DATASET EXCERPT ::
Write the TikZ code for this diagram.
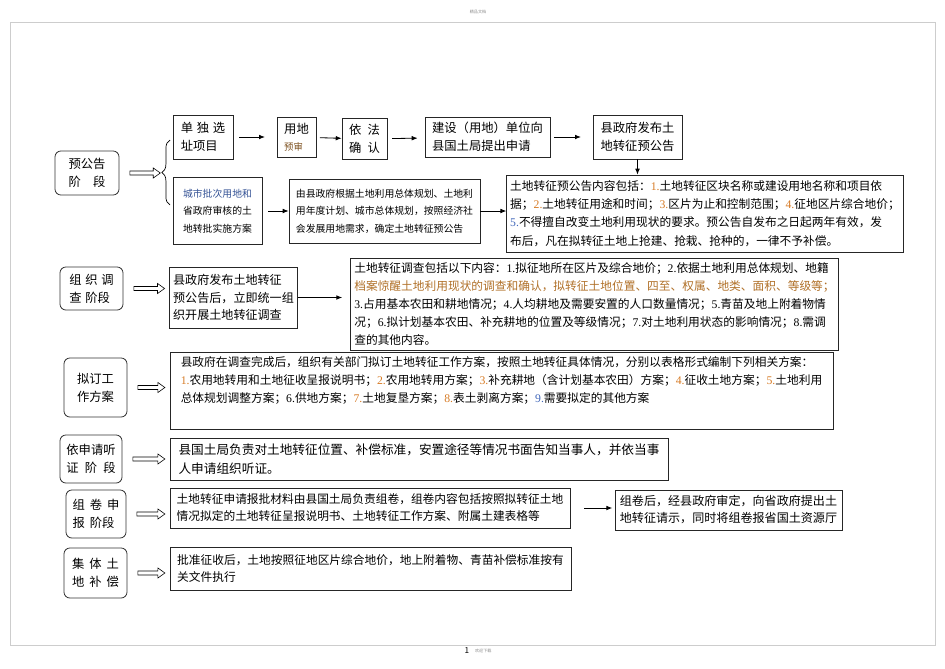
\documentclass[tikz,border=0pt]{standalone}
\usepackage{fontspec}
\setmainfont{Noto Sans CJK SC}
\newfontfamily\numf{Liberation Serif}
\usetikzlibrary{arrows.meta,calc,decorations.pathreplacing}
\definecolor{numc}{RGB}{214,122,36}
\definecolor{numb}{RGB}{66,104,186}
\definecolor{brn}{RGB}{176,112,40}
\definecolor{pageline}{RGB}{205,205,205}
\newcommand{\hn}[1]{{\numf\textcolor{numc}{#1}}}
\newcommand{\bn}[1]{{\numf\textcolor{numb}{#1}}}
\newcommand{\kn}[1]{{\numf #1}}

\begin{document}
\begin{tikzpicture}[x=0.03cm,y=-0.03cm,
    stage/.style={draw=black!80,line width=0.7pt,rounded corners=5pt,align=left,inner sep=2pt,font=\fontsize{10.5}{15.5}\selectfont},
    box/.style={draw=black!85,line width=0.7pt,align=left,inner sep=3pt,font=\fontsize{10}{15.5}\selectfont},
    arr/.style={-{Latex[length=5pt,width=4pt]},line width=0.7pt},
    hollow/.style={to path={let \p1=(\tikztostart), \p2=(\tikztotarget) in
        (\x1+9pt,\y1+1.7pt) -- (\x2-10pt,\y1+1.7pt) -- (\x2-10pt,\y1+4.3pt) -- (\x2-4pt,\y1)
        -- (\x2-10pt,\y1-4.3pt) -- (\x2-10pt,\y1-1.7pt) -- (\x1+9pt,\y1-1.7pt) -- cycle}}]
\useasboundingbox (0,0) rectangle (945,669);
\draw[pageline,line width=0.5pt] (10,22) rectangle (935,645);
\node[font=\fontsize{3.5}{4}\selectfont,text=black!45] (hdr) at (478,12) {精品文档};
\node[font=\fontsize{7}{8}\selectfont] (pg) at (467,651) {1};
\node[font=\fontsize{3.5}{4}\selectfont,text=black!45,anchor=west] (ftr) at (471,651) {欢迎下载};

\begin{scope}[every node/.style={stage}]
    \node[minimum width=1.92cm,minimum height=1.32cm] (s1) at (87,173) {预公告\\阶\quad 段};
    \node[minimum width=1.89cm,minimum height=1.29cm] (s2) at (91.5,288.5) {组\hspace{0.3em}织\hspace{0.3em}调\\查\hspace{0.3em}阶段};
    \node[minimum width=1.89cm,minimum height=1.77cm] (s3) at (95.5,387.5) {拟订工\\作方案};
    \node[minimum width=1.86cm,minimum height=1.44cm] (s4) at (91,459) {依申请听\\证\hspace{0.5em}阶\hspace{0.5em}段};
    \node[minimum width=1.8cm,minimum height=1.44cm] (s5) at (96,514) {组\hspace{0.4em}卷\hspace{0.4em}申\\报\hspace{0.4em}阶段};
    \node[minimum width=1.89cm,minimum height=1.5cm] (s6) at (95.5,573) {集\hspace{0.4em}体\hspace{0.4em}土\\地\hspace{0.4em}补\hspace{0.4em}偿};
\end{scope}

\begin{scope}[every node/.style={box}]
    \node[minimum width=1.8cm,minimum height=1.32cm,font=\fontsize{10.5}{15}\selectfont] (b11) at (203,137) {单\hspace{0.3em}独\hspace{0.3em}选\\址项目};
    \node[minimum width=1.17cm,minimum height=1.2cm,font=\fontsize{10.5}{15}\selectfont] (b12) at (296.5,137) {用地\\{\fontsize{8}{10}\selectfont\textcolor{brn!70!black}{预审}}};
    \node[minimum width=1.35cm,minimum height=1.23cm,font=\fontsize{10.5}{15}\selectfont] (b13) at (364.5,139) {依\hspace{0.5em}法\\确\hspace{0.5em}认};
    \node[minimum width=3.75cm,minimum height=1.2cm,font=\fontsize{10.5}{15}\selectfont] (b14) at (487.5,137) {建设（用地）单位向\\县国土局提出申请};
    \node[minimum width=2.67cm,minimum height=1.32cm,font=\fontsize{10.5}{15}\selectfont] (b15) at (637.5,137) {县政府发布土\\地转征预公告};

    \node[minimum width=2.67cm,minimum height=2.01cm,font=\fontsize{8.4}{15}\selectfont] (b21) at (217.5,211) {\textcolor{numb!80!black}{城市批次用地和}\\省政府审核的土\\地转批实施方案};
    \node[minimum width=5.73cm,minimum height=1.92cm,font=\fontsize{8.4}{15}\selectfont] (b22) at (384.5,211) {由县政府根据土地利用总体规划、土地利\\用年度计划、城市总体规划，按照经济社\\会发展用地需求，确定土地转征预公告};
    \node[minimum width=11.82cm,minimum height=2.31cm] (b23) at (705,213.5) {土地转征预公告内容包括：\hn{1.}土地转征区块名称或建设用地名称和项目依\\据；\hn{2.}土地转征用途和时间；\hn{3.}区片为止和控制范围；\hn{4.}征地区片综合地价；\\\bn{5.}不得擅自改变土地利用现状的要求。预公告自发布之日起两年有效，发\\布后，凡在拟转征土地上抢建、抢栽、抢种的，一律不予补偿。};

    \node[minimum width=3.81cm,minimum height=1.83cm,font=\fontsize{10.3}{15}\selectfont] (b31) at (233.5,297.5) {县政府发布土地转征\\预公告后，立即统一组\\织开展土地转征调查};
    \node[minimum width=14.55cm,minimum height=2.76cm] (b32) at (594.5,304) {土地转征调查包括以下内容：\kn{1.}拟征地所在区片及综合地价；\kn{2.}依据土地利用总体规划、地籍\\\textcolor{brn}{档案惊醒土地利用现状的调查和确认，拟转征土地位置、四至、权属、地类、面积、等级等；}\\\kn{3.}占用基本农田和耕地情况；\kn{4.}人均耕地及需要安置的人口数量情况；\kn{5.}青苗及地上附着物情\\况；\kn{6.}拟计划基本农田、补充耕地的位置及等级情况；\kn{7.}对土地利用状态的影响情况；\kn{8.}需调\\查的其他内容。};

    \node[minimum width=19.89cm,minimum height=1.92cm] (b41) at (501.5,391) {县政府在调查完成后，组织有关部门拟订土地转征工作方案，按照土地转征具体情况，分别以表格形式编制下列相关方案：\\\hn{1.}农用地转用和土地征收呈报说明书；\hn{2.}农用地转用方案；\hn{3.}补充耕地（含计划基本农田）方案；\hn{4.}征收土地方案；\hn{5.}土地利用\\总体规划调整方案；\kn{6.}供地方案；\hn{7.}土地复垦方案；\hn{8.}表土剥离方案；\bn{9.}需要拟定的其他方案\\\strut};

    \node[minimum width=14.94cm,minimum height=1.26cm,font=\fontsize{10.8}{16}\selectfont] (b51) at (419,459) {县国土局负责对土地转征位置、补偿标准，安置途径等情况书面告知当事人，并依当事\\人申请组织听证。};

    \node[minimum width=12cm,minimum height=1.2cm,font=\fontsize{10}{14.5}\selectfont] (b61) at (370,508) {土地转征申请报批材料由县国土局负责组卷，组卷内容包括按照拟转征土地\\情况拟定的土地转征呈报说明书、土地转征工作方案、附属土建表格等};
    \node[minimum width=6.81cm,minimum height=1.2cm,font=\fontsize{10.3}{14.5}\selectfont] (b62) at (728.5,510) {组卷后，经县政府审定，向省政府提出土\\地转征请示，同时将组卷报省国土资源厅};

    \node[minimum width=12.03cm,minimum height=1.29cm,font=\fontsize{10}{14.5}\selectfont] (b71) at (370.5,568.5) {批准征收后，土地按照征地区片综合地价，地上附着物、青苗补偿标准按有\\关文件执行};
\end{scope}

\coordinate (bt) at (165,173);
\draw[line width=0.6pt,decorate,decoration={brace,amplitude=7pt}] (170,205) -- (170,140);

\begin{scope}[every edge/.style={draw=black,arr}]
    \path (b11) edge[shorten <=5pt,shorten >=10pt] (b12);
    \path (b12) edge[shorten <=3pt] (b13);
    \path (b13) edge[shorten <=4pt,shorten >=6pt] (b14);
    \path (b14) edge[shorten <=3pt,shorten >=10pt] (b15);
    \path (b15) edge (b15.south |- b23.north);
    \path (b21) edge[shorten <=5pt] (b21 -| b22.west);
    \path (b22) edge (b22 -| b23.west);
    \path (b31) edge[shorten >=7pt] (b31 -| b32.west);
    \path (b61) edge[shorten <=12pt,shorten >=2pt] (b61 -| b62.west);
\end{scope}

\begin{scope}[every edge/.style={draw=black,line width=0.5pt,hollow}]
    \path (s1.east) edge (bt);
    \path (s2.east) edge (b31.west);
    \path (s3.east) edge (b41.west);
    \path (s4.east) edge (b51.west);
    \path (s5.east) edge (b61.west);
    \path (s6.east) edge (b71.west);
\end{scope}
\end{tikzpicture}
\end{document}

WHAT IS NEEDED ::
Extract the lines exactly, please: the first line of the listing, the line with "(ftr) at (471,651)", and every line between them, but no pictures.

EXERCISE RESULT ::
Write the TikZ code for this diagram.
\documentclass[tikz,border=0pt]{standalone}
\usepackage{fontspec}
\setmainfont{Noto Sans CJK SC}
\newfontfamily\numf{Liberation Serif}
\usetikzlibrary{arrows.meta,calc,decorations.pathreplacing}
\definecolor{numc}{RGB}{214,122,36}
\definecolor{numb}{RGB}{66,104,186}
\definecolor{brn}{RGB}{176,112,40}
\definecolor{pageline}{RGB}{205,205,205}
\newcommand{\hn}[1]{{\numf\textcolor{numc}{#1}}}
\newcommand{\bn}[1]{{\numf\textcolor{numb}{#1}}}
\newcommand{\kn}[1]{{\numf #1}}

\begin{document}
\begin{tikzpicture}[x=0.03cm,y=-0.03cm,
    stage/.style={draw=black!80,line width=0.7pt,rounded corners=5pt,align=left,inner sep=2pt,font=\fontsize{10.5}{15.5}\selectfont},
    box/.style={draw=black!85,line width=0.7pt,align=left,inner sep=3pt,font=\fontsize{10}{15.5}\selectfont},
    arr/.style={-{Latex[length=5pt,width=4pt]},line width=0.7pt},
    hollow/.style={to path={let \p1=(\tikztostart), \p2=(\tikztotarget) in
        (\x1+9pt,\y1+1.7pt) -- (\x2-10pt,\y1+1.7pt) -- (\x2-10pt,\y1+4.3pt) -- (\x2-4pt,\y1)
        -- (\x2-10pt,\y1-4.3pt) -- (\x2-10pt,\y1-1.7pt) -- (\x1+9pt,\y1-1.7pt) -- cycle}}]
\useasboundingbox (0,0) rectangle (945,669);
\draw[pageline,line width=0.5pt] (10,22) rectangle (935,645);
\node[font=\fontsize{3.5}{4}\selectfont,text=black!45] (hdr) at (478,12) {精品文档};
\node[font=\fontsize{7}{8}\selectfont] (pg) at (467,651) {1};
\node[font=\fontsize{3.5}{4}\selectfont,text=black!45,anchor=west] (ftr) at (471,651) {欢迎下载};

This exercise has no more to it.